The most sought after Magic: The Gathering card looks relaxedly dignified to people who don’t play the game, displaying a stretching flower the same colour as an overripe blueberry and its name in muted grey text: “Black Lotus.” A novice could appreciate the card, the art provided by deceased, renowned Magic illustrator Christopher Rush, but a collector can look at the understated flower and know its expensive truth. How expensive? Well, it broke two public auction records this month.

Right in a row, too. On March 16, a PSA 10 Gem Mint Alpha (Alpha means it was part of the initial print run in 1993) Black Lotus sold for $US540,000 ($749,628) at a PWCC Marketplace auction, along with a case signed by Rush, and then an Artist Proof (a white-backed card printed solely for the artist) Near Mint/Mint+ 8.5 copy, also signed by Rush, went for $US615,000 ($AU916,000) on Heritage Auctions on March 24. Both destroyed Black Lotus’ previous auction record, $US511,100 ($AU762,000) in 2021, and all three prices look obscene next to fans’ personal anecdotes about buying the card for a couple hundred dollars twenty years ago.

According to Professional Sport Authenticator’s website, there are only six Gem Mint 10 condition Black Lotuses in existence, and 41 Near Mint/Mint 8 copies. Though, that number is much smaller for signed, Artist Proof Black Lotuses, which rapper Post Malone admitted in 2022 to purchasing for $US800,000 ($AU1,192,739).

Image: Heritage Auctions
Image: Heritage Auctions

“It was an artist print, Chris Rush-signed Black Lotus,” he reasoned.

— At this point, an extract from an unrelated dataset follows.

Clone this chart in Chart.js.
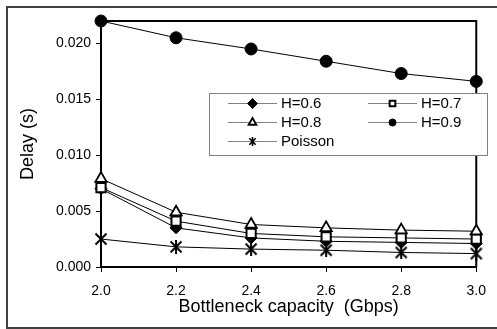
<!DOCTYPE html>
<html><head><meta charset="utf-8">
<script src="https://cdn.jsdelivr.net/npm/chart.js@4/dist/chart.umd.min.js"></script>
<style>html,body{margin:0;padding:0;background:#fff}canvas{display:block}</style>
</head><body>
<canvas id="c" width="497" height="329"></canvas>
<script>
// ---- data ----
const capacities = [2.0, 2.2, 2.4, 2.6, 2.8, 3.0];
const delayH06 = [0.0070, 0.0035, 0.0026, 0.0023, 0.0022, 0.0021];
const delayH07 = [0.0071, 0.0041, 0.0030, 0.0027, 0.0026, 0.0025];
const delayH08 = [0.0079, 0.0049, 0.0038, 0.0035, 0.0033, 0.0032];
const delayH09 = [0.0220, 0.0205, 0.0195, 0.0184, 0.0173, 0.0166];
const delayPoisson = [0.0025, 0.0018, 0.0016, 0.0015, 0.0013, 0.0012];
const seriesLabels = ['H=0.6', 'H=0.7', 'H=0.8', 'H=0.9', 'Poisson'];
const xTickLabels = ['2.0', '2.2', '2.4', '2.6', '2.8', '3.0'];
const yTickLabels = ['0.000', '0.005', '0.010', '0.015', '0.020'];
const xTitle = 'Bottleneck capacity  (Gbps)';
const yTitle = 'Delay (s)';

Chart.defaults.font.family = '"Liberation Sans", Arial, sans-serif';
Chart.defaults.color = '#000';

function asterisk(size, lw) {
  const c = document.createElement('canvas');
  c.width = size; c.height = size;
  const g = c.getContext('2d');
  g.strokeStyle = '#000'; g.lineWidth = lw;
  const m = lw / 2 + 0.5, s = size - m;
  g.beginPath();
  g.moveTo(m, m); g.lineTo(s, s);
  g.moveTo(s, m); g.lineTo(m, s);
  g.moveTo(size / 2, 0); g.lineTo(size / 2, size);
  g.stroke();
  return c;
}
const starBig = asterisk(14, 2);
const starSmall = asterisk(9, 1.6);

const styles = [
  {pointStyle: 'rectRot', pointRadius: 6, bg: '#000', bw: 1, legendRadius: 5},
  {pointStyle: 'rect', pointRadius: 6.5, bg: '#fff', bw: 2, legendRadius: 4},
  {pointStyle: 'triangle', pointRadius: 6.5, bg: '#fff', bw: 1.8, legendRadius: 4.5},
  {pointStyle: 'circle', pointRadius: 6, bg: '#000', bw: 1, legendRadius: 3.5},
  {pointStyle: starBig, pointRadius: 6, bg: '#000', bw: 1, legendRadius: 4, legendImg: starSmall}
];
const seriesValues = [delayH06, delayH07, delayH08, delayH09, delayPoisson];

const datasets = seriesValues.map((vals, i) => ({
  label: seriesLabels[i],
  data: vals.map((v, j) => ({x: capacities[j], y: v})),
  borderColor: '#000',
  borderWidth: 1,
  pointStyle: styles[i].pointStyle,
  pointRadius: styles[i].pointRadius,
  pointBackgroundColor: styles[i].bg,
  pointBorderColor: '#000',
  pointBorderWidth: styles[i].bw,
  pointHoverRadius: styles[i].pointRadius,
  clip: false,
  order: 10 - i,
  tension: 0
}));

const framePlugin = {
  id: 'frame',
  beforeDraw(chart) {
    const ctx = chart.ctx;
    ctx.save();
    ctx.fillStyle = '#fff';
    ctx.fillRect(0, 0, chart.width, chart.height);
    ctx.strokeStyle = '#404040';
    ctx.lineWidth = 2;
    ctx.strokeRect(7, 7, 520, 321);
    ctx.restore();
  },
  beforeDatasetsDraw(chart) {
    const {ctx, chartArea: a} = chart;
    ctx.save();
    ctx.strokeStyle = '#000';
    ctx.lineWidth = 2;
    ctx.beginPath();
    ctx.moveTo(a.left, a.top);
    ctx.lineTo(a.right, a.top);
    ctx.lineTo(a.right, a.bottom);
    ctx.stroke();
    ctx.restore();
  }
};

const legendLayout = {
  box: {x: 209.5, y: 93.5, w: 278, h: 62},
  cols: [{lx: 228, rx: 277, tx: 281}, {lx: 368, rx: 417, tx: 421}],
  rows: [103, 122, 141]
};
const legendPlugin = {
  id: 'customLegend',
  afterDatasetsDraw(chart) {
    const ctx = chart.ctx;
    const L = legendLayout;
    ctx.save();
    ctx.fillStyle = '#fff';
    ctx.fillRect(L.box.x, L.box.y, L.box.w, L.box.h);
    ctx.strokeStyle = '#808080';
    ctx.lineWidth = 1;
    ctx.strokeRect(L.box.x, L.box.y, L.box.w, L.box.h);
    chart.data.datasets.forEach((ds, i) => {
      const col = L.cols[i % 2];
      const y = L.rows[Math.floor(i / 2)];
      ctx.strokeStyle = '#808080';
      ctx.lineWidth = 1;
      ctx.beginPath();
      ctx.moveTo(col.lx, y + 0.5);
      ctx.lineTo(col.rx, y + 0.5);
      ctx.stroke();
      const st = styles[i];
      ctx.fillStyle = st.bg;
      ctx.strokeStyle = '#000';
      ctx.lineWidth = st.bw;
      const mx = (col.lx + col.rx) / 2;
      Chart.helpers.drawPoint(ctx, {
        pointStyle: st.legendImg || st.pointStyle,
        radius: st.legendRadius,
        rotation: 0,
        borderWidth: st.bw
      }, mx, y + 0.5);
      ctx.fillStyle = '#000';
      ctx.font = '15px "Liberation Sans", Arial, sans-serif';
      ctx.textBaseline = 'middle';
      ctx.textAlign = 'left';
      ctx.fillText(ds.label, col.tx, y + 1);
    });
    ctx.restore();
  }
};

new Chart(document.getElementById('c'), {
  type: 'line',
  data: {datasets},
  options: {
    responsive: false,
    animation: false,
    devicePixelRatio: 1,
    layout: {padding: {left: 0, top: 21, right: 9, bottom: 0}},
    plugins: {legend: {display: false}, tooltip: {enabled: false}},
    scales: {
      x: {
        type: 'linear',
        min: 2.0, max: 3.0,
        afterFit(s) { s.height = 62; },
        grid: {drawOnChartArea: false, tickLength: 5, color: '#000', tickWidth: 1},
        border: {color: '#000', width: 2},
        ticks: {
          stepSize: 0.2,
          padding: 11,
          font: {size: 14},
          callback(v) {
            const i = capacities.findIndex(c => Math.abs(c - v) < 1e-6);
            return i >= 0 ? xTickLabels[i] : '';
          }
        },
        title: {display: true, text: xTitle, font: {size: 18}, padding: {top: 0, bottom: 11.5}}
      },
      y: {
        min: 0, max: 0.022,
        afterFit(s) { s.width = 101; },
        afterBuildTicks(s) {
          s.ticks = s.ticks.filter(t => t.value <= 0.02 + 1e-9);
        },
        grid: {drawOnChartArea: false, tickLength: 5, color: '#000', tickWidth: 1},
        border: {color: '#000', width: 2},
        ticks: {
          stepSize: 0.005,
          padding: 5,
          font: {size: 14},
          callback(v) {
            const i = Math.round(v / 0.005);
            return yTickLabels[i] !== undefined ? yTickLabels[i] : '';
          }
        },
        title: {display: true, text: yTitle, font: {size: 18}, padding: {top: 17, bottom: 0}}
      }
    }
  },
  plugins: [framePlugin, legendPlugin]
});
</script>
</body></html>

In the case of this month’s most recent record-breaking auction, the Artist Proof card also came from Rush’s former agent Jeff Ferreira’s personal Magic collection.

Heritage Auctions boasts about it in its description of the Black Lotus: “The rarity of the card cannot be understated, as the copies known to exist in the community is incredibly small,” the auction house says, “and for any copy, much less a signed copy, to come up for public auction is unheard of.”

“Do not miss out on this once-in-a-lifetime opportunity to own a piece of Magic: The Gathering history,” Heritage continues. Ominous.

The card’s owner is currently accepting offers over $US922,500 ($AU1,375,377), if you’re interested. Otherwise, some other items from Ferreira’s collection are still available for bidding, including a Near Mint 7 Black Lotus (accepting offers above $US22,500 ($AU33,545) and an acrylic Black Lotus painting made and signed by Rush in 2014 (accepting offers above $US11,250 ($AU16,773)). Who even needs to buy a house?